--- WORK TO BE COMPLETED ---
Quote word for word the lines below, beginning with the first and ending with the one that has "draw=umlred, line width=.55pt]". Drop the pictures.

--- STORED DATA ---

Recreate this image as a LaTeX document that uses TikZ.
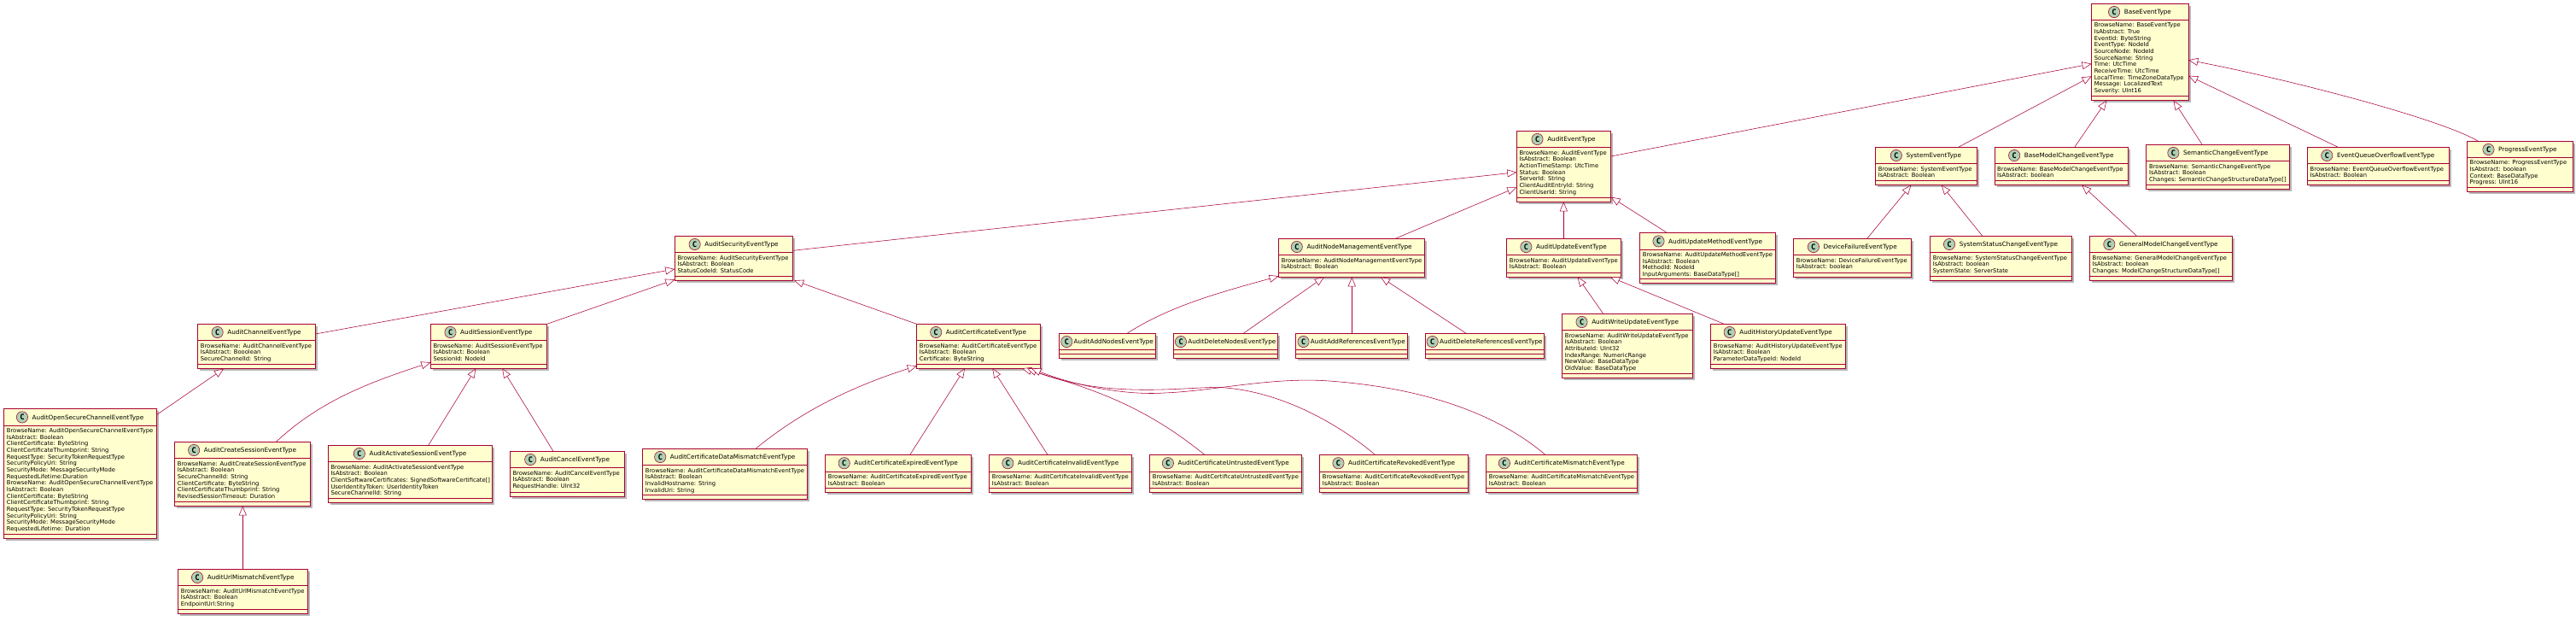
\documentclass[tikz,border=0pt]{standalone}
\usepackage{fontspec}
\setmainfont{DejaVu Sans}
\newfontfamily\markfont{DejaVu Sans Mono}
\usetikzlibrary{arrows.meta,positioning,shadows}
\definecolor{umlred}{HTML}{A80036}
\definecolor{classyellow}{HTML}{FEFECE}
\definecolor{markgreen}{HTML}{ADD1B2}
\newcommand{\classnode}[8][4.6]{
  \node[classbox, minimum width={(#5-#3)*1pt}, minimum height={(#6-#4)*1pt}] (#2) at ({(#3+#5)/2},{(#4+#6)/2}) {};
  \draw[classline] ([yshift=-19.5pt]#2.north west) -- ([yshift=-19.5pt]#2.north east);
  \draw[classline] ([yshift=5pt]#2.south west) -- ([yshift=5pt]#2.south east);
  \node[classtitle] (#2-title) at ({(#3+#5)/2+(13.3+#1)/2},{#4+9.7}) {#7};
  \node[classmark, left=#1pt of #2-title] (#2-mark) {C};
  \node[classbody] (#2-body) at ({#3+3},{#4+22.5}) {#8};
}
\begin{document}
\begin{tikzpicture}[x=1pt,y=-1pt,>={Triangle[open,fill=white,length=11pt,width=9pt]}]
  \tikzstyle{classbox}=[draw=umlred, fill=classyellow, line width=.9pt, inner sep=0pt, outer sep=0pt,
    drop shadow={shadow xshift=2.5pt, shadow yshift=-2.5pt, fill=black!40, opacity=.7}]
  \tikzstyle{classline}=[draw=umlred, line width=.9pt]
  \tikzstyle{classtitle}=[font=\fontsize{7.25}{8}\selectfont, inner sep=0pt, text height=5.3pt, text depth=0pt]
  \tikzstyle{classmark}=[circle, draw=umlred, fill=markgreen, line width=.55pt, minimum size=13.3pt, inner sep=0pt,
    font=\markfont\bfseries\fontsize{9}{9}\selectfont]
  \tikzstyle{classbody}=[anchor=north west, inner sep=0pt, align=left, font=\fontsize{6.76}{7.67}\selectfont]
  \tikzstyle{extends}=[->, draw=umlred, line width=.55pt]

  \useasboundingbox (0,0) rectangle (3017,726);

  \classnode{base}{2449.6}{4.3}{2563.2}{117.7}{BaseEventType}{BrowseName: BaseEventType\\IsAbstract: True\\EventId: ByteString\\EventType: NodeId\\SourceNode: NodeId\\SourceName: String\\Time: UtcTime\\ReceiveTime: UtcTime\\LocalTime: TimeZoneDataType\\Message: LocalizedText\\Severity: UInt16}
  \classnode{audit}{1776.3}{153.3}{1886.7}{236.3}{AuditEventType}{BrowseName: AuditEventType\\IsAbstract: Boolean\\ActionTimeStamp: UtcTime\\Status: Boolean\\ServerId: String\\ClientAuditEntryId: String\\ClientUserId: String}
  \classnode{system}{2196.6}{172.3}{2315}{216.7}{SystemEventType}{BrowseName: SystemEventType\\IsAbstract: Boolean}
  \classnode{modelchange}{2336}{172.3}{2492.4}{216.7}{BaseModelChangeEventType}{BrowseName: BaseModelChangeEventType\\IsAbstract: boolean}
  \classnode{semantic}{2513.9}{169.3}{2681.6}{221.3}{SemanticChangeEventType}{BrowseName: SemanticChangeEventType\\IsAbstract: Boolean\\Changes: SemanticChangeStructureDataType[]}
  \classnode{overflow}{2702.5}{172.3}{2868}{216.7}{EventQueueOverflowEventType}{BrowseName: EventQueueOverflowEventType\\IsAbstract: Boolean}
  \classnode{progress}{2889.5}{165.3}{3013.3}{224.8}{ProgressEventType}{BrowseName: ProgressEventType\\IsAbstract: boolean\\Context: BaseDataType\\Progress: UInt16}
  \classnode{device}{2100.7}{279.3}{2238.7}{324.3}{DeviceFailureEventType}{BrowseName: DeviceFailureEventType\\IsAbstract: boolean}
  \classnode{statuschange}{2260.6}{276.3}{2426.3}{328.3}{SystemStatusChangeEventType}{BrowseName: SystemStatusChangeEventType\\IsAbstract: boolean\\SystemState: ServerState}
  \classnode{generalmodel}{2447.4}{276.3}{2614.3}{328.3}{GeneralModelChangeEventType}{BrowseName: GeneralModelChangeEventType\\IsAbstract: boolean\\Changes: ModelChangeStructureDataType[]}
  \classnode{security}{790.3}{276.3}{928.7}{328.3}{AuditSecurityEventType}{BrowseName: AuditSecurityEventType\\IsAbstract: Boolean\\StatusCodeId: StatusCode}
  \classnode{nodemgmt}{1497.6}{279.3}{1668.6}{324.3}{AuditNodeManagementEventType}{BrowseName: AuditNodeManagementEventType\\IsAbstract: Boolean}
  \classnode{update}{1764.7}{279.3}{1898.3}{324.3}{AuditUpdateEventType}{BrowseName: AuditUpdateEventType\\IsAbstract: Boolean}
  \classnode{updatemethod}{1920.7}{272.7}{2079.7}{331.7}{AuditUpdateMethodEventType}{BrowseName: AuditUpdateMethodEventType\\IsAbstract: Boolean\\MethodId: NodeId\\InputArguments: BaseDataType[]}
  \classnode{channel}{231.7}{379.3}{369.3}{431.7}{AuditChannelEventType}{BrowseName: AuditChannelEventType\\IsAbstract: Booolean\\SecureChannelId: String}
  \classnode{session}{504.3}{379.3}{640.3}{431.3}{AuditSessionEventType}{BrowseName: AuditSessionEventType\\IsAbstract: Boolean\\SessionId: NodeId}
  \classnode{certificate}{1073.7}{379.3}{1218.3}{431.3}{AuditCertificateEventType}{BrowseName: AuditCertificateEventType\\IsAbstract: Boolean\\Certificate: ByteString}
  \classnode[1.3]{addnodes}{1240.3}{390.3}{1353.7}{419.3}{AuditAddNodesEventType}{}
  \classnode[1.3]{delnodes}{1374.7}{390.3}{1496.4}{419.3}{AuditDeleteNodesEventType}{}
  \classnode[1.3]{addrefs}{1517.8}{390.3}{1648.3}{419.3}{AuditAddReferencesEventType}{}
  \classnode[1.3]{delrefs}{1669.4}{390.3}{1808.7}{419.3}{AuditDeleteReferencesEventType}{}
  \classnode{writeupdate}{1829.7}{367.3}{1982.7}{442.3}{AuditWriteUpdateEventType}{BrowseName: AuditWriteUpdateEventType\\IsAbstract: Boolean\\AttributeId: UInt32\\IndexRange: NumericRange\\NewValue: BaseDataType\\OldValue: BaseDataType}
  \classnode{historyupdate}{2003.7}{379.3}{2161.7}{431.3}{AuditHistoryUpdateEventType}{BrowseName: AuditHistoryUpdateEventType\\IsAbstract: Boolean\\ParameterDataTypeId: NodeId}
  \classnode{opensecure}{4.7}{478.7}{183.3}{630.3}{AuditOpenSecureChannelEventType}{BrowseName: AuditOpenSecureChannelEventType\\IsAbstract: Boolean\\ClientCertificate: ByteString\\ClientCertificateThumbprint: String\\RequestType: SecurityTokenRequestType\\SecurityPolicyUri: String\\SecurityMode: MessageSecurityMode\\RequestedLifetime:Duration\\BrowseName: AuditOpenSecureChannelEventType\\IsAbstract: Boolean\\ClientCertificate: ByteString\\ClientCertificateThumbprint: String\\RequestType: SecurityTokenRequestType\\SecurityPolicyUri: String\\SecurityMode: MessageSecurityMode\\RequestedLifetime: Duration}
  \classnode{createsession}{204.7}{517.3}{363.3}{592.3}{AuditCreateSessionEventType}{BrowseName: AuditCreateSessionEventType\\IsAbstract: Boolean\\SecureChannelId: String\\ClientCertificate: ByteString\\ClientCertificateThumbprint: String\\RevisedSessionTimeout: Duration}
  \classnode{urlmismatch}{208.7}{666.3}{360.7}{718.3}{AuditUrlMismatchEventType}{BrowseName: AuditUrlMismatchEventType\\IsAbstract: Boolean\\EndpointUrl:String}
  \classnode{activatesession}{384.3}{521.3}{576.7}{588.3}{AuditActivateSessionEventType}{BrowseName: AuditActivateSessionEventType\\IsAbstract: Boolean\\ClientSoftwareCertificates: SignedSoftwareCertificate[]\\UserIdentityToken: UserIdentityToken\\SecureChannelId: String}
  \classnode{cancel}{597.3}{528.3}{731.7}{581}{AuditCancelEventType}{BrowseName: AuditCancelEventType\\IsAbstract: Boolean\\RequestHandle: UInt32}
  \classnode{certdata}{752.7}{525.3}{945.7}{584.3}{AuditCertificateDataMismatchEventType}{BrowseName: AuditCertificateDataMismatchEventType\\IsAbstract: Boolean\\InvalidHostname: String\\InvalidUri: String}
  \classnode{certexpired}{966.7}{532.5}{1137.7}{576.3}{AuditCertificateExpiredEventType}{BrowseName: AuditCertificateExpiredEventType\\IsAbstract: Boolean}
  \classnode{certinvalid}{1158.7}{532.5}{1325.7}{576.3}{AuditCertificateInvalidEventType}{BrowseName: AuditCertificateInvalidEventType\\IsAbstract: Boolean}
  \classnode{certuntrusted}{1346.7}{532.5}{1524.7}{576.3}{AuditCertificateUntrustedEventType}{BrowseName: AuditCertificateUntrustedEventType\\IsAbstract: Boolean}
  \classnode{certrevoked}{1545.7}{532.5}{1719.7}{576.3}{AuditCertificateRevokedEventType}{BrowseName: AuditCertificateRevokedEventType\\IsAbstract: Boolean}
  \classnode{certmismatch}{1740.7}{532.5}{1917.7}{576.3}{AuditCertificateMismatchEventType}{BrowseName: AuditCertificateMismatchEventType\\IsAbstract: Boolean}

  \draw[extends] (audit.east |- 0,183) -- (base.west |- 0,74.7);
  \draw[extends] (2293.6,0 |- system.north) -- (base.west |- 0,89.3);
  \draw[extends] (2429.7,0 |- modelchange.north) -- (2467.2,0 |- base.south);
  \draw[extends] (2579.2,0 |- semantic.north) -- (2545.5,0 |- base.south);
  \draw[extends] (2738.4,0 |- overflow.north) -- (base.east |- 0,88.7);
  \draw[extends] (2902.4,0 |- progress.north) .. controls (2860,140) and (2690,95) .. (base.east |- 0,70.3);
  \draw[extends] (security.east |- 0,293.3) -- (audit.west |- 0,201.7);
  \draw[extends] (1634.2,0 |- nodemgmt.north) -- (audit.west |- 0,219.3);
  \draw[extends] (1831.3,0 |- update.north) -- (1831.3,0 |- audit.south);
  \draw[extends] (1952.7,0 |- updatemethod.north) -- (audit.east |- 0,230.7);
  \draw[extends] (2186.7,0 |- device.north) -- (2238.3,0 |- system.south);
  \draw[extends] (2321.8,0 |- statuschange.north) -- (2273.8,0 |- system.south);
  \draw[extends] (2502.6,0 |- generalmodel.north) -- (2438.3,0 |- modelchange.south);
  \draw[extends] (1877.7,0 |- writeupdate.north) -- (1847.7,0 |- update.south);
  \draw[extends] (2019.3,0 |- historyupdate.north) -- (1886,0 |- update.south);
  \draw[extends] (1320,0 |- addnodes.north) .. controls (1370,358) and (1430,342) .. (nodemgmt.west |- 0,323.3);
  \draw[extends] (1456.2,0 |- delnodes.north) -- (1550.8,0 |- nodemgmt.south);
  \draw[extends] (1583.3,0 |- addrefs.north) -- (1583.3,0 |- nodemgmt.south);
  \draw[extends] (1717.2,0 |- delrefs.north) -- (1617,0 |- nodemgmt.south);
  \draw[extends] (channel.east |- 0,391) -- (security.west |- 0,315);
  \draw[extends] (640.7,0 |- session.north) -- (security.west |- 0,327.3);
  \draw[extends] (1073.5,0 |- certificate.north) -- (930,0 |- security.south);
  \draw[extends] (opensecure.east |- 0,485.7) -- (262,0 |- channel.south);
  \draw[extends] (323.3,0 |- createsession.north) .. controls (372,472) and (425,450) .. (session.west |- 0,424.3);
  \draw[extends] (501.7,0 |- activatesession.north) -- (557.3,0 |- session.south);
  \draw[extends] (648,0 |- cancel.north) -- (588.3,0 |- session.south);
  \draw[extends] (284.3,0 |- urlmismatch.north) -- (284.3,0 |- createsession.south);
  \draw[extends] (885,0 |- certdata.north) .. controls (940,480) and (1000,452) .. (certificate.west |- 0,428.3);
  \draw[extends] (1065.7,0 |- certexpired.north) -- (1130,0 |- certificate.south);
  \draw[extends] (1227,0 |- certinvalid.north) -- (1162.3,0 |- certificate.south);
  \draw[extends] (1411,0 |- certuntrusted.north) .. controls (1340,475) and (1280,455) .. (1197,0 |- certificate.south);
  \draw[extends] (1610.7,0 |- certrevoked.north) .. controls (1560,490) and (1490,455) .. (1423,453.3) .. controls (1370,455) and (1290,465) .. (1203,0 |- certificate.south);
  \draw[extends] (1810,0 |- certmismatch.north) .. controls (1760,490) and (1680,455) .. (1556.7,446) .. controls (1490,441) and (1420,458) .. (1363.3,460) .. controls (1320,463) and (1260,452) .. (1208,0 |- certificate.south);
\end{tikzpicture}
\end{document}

--- CORRECT RESULT ---
Recreate this image as a LaTeX document that uses TikZ.
\documentclass[tikz,border=0pt]{standalone}
\usepackage{fontspec}
\setmainfont{DejaVu Sans}
\newfontfamily\markfont{DejaVu Sans Mono}
\usetikzlibrary{arrows.meta,positioning,shadows}
\definecolor{umlred}{HTML}{A80036}
\definecolor{classyellow}{HTML}{FEFECE}
\definecolor{markgreen}{HTML}{ADD1B2}
\newcommand{\classnode}[8][4.6]{
  \node[classbox, minimum width={(#5-#3)*1pt}, minimum height={(#6-#4)*1pt}] (#2) at ({(#3+#5)/2},{(#4+#6)/2}) {};
  \draw[classline] ([yshift=-19.5pt]#2.north west) -- ([yshift=-19.5pt]#2.north east);
  \draw[classline] ([yshift=5pt]#2.south west) -- ([yshift=5pt]#2.south east);
  \node[classtitle] (#2-title) at ({(#3+#5)/2+(13.3+#1)/2},{#4+9.7}) {#7};
  \node[classmark, left=#1pt of #2-title] (#2-mark) {C};
  \node[classbody] (#2-body) at ({#3+3},{#4+22.5}) {#8};
}
\begin{document}
\begin{tikzpicture}[x=1pt,y=-1pt,>={Triangle[open,fill=white,length=11pt,width=9pt]}]
  \tikzstyle{classbox}=[draw=umlred, fill=classyellow, line width=.9pt, inner sep=0pt, outer sep=0pt,
    drop shadow={shadow xshift=2.5pt, shadow yshift=-2.5pt, fill=black!40, opacity=.7}]
  \tikzstyle{classline}=[draw=umlred, line width=.9pt]
  \tikzstyle{classtitle}=[font=\fontsize{7.25}{8}\selectfont, inner sep=0pt, text height=5.3pt, text depth=0pt]
  \tikzstyle{classmark}=[circle, draw=umlred, fill=markgreen, line width=.55pt, minimum size=13.3pt, inner sep=0pt,
    font=\markfont\bfseries\fontsize{9}{9}\selectfont]
  \tikzstyle{classbody}=[anchor=north west, inner sep=0pt, align=left, font=\fontsize{6.76}{7.67}\selectfont]
  \tikzstyle{extends}=[->, draw=umlred, line width=.55pt]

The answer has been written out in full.